===== Collected material =====

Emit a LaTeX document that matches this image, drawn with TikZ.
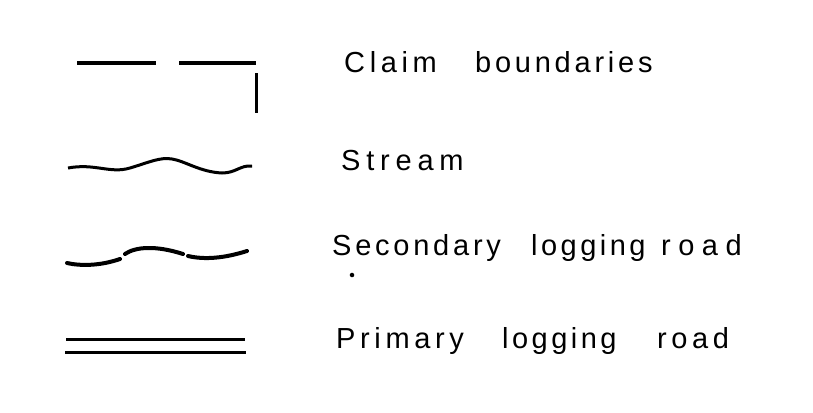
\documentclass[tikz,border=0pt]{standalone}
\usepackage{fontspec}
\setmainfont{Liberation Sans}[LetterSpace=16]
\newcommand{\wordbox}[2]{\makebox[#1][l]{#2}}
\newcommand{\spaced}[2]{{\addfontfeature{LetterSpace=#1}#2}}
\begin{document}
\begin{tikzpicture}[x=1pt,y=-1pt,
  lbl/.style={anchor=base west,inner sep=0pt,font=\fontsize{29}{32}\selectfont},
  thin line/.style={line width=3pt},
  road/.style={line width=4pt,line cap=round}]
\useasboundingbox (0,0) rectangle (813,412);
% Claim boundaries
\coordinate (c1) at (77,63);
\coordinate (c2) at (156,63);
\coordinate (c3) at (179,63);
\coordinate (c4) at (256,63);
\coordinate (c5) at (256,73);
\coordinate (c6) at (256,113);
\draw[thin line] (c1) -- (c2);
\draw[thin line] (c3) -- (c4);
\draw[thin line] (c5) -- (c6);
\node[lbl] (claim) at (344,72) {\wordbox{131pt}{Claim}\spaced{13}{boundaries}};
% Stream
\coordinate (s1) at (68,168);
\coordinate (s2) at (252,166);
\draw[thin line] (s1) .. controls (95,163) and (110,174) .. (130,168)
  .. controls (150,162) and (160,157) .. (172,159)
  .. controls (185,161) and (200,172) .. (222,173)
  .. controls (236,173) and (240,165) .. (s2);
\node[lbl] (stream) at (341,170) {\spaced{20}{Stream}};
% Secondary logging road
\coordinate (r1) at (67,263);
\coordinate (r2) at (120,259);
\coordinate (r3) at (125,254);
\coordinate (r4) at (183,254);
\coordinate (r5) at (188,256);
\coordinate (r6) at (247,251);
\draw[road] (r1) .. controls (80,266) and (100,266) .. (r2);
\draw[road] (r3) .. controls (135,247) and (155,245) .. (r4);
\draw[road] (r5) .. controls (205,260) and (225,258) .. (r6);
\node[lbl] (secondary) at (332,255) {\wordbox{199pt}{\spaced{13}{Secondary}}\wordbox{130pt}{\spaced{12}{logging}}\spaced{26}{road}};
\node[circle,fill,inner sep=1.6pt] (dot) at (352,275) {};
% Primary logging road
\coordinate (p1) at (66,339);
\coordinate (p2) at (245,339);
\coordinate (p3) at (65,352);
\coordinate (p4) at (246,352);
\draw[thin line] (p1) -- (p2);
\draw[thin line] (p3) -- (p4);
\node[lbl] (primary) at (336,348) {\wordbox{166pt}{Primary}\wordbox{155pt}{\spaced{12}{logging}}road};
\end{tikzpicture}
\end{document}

=====

* What to work on: Quote the preceding listing precisely and completely, omitting its images.

* Task answer:
Emit a LaTeX document that matches this image, drawn with TikZ.
\documentclass[tikz,border=0pt]{standalone}
\usepackage{fontspec}
\setmainfont{Liberation Sans}[LetterSpace=16]
\newcommand{\wordbox}[2]{\makebox[#1][l]{#2}}
\newcommand{\spaced}[2]{{\addfontfeature{LetterSpace=#1}#2}}
\begin{document}
\begin{tikzpicture}[x=1pt,y=-1pt,
  lbl/.style={anchor=base west,inner sep=0pt,font=\fontsize{29}{32}\selectfont},
  thin line/.style={line width=3pt},
  road/.style={line width=4pt,line cap=round}]
\useasboundingbox (0,0) rectangle (813,412);
% Claim boundaries
\coordinate (c1) at (77,63);
\coordinate (c2) at (156,63);
\coordinate (c3) at (179,63);
\coordinate (c4) at (256,63);
\coordinate (c5) at (256,73);
\coordinate (c6) at (256,113);
\draw[thin line] (c1) -- (c2);
\draw[thin line] (c3) -- (c4);
\draw[thin line] (c5) -- (c6);
\node[lbl] (claim) at (344,72) {\wordbox{131pt}{Claim}\spaced{13}{boundaries}};
% Stream
\coordinate (s1) at (68,168);
\coordinate (s2) at (252,166);
\draw[thin line] (s1) .. controls (95,163) and (110,174) .. (130,168)
  .. controls (150,162) and (160,157) .. (172,159)
  .. controls (185,161) and (200,172) .. (222,173)
  .. controls (236,173) and (240,165) .. (s2);
\node[lbl] (stream) at (341,170) {\spaced{20}{Stream}};
% Secondary logging road
\coordinate (r1) at (67,263);
\coordinate (r2) at (120,259);
\coordinate (r3) at (125,254);
\coordinate (r4) at (183,254);
\coordinate (r5) at (188,256);
\coordinate (r6) at (247,251);
\draw[road] (r1) .. controls (80,266) and (100,266) .. (r2);
\draw[road] (r3) .. controls (135,247) and (155,245) .. (r4);
\draw[road] (r5) .. controls (205,260) and (225,258) .. (r6);
\node[lbl] (secondary) at (332,255) {\wordbox{199pt}{\spaced{13}{Secondary}}\wordbox{130pt}{\spaced{12}{logging}}\spaced{26}{road}};
\node[circle,fill,inner sep=1.6pt] (dot) at (352,275) {};
% Primary logging road
\coordinate (p1) at (66,339);
\coordinate (p2) at (245,339);
\coordinate (p3) at (65,352);
\coordinate (p4) at (246,352);
\draw[thin line] (p1) -- (p2);
\draw[thin line] (p3) -- (p4);
\node[lbl] (primary) at (336,348) {\wordbox{166pt}{Primary}\wordbox{155pt}{\spaced{12}{logging}}road};
\end{tikzpicture}
\end{document}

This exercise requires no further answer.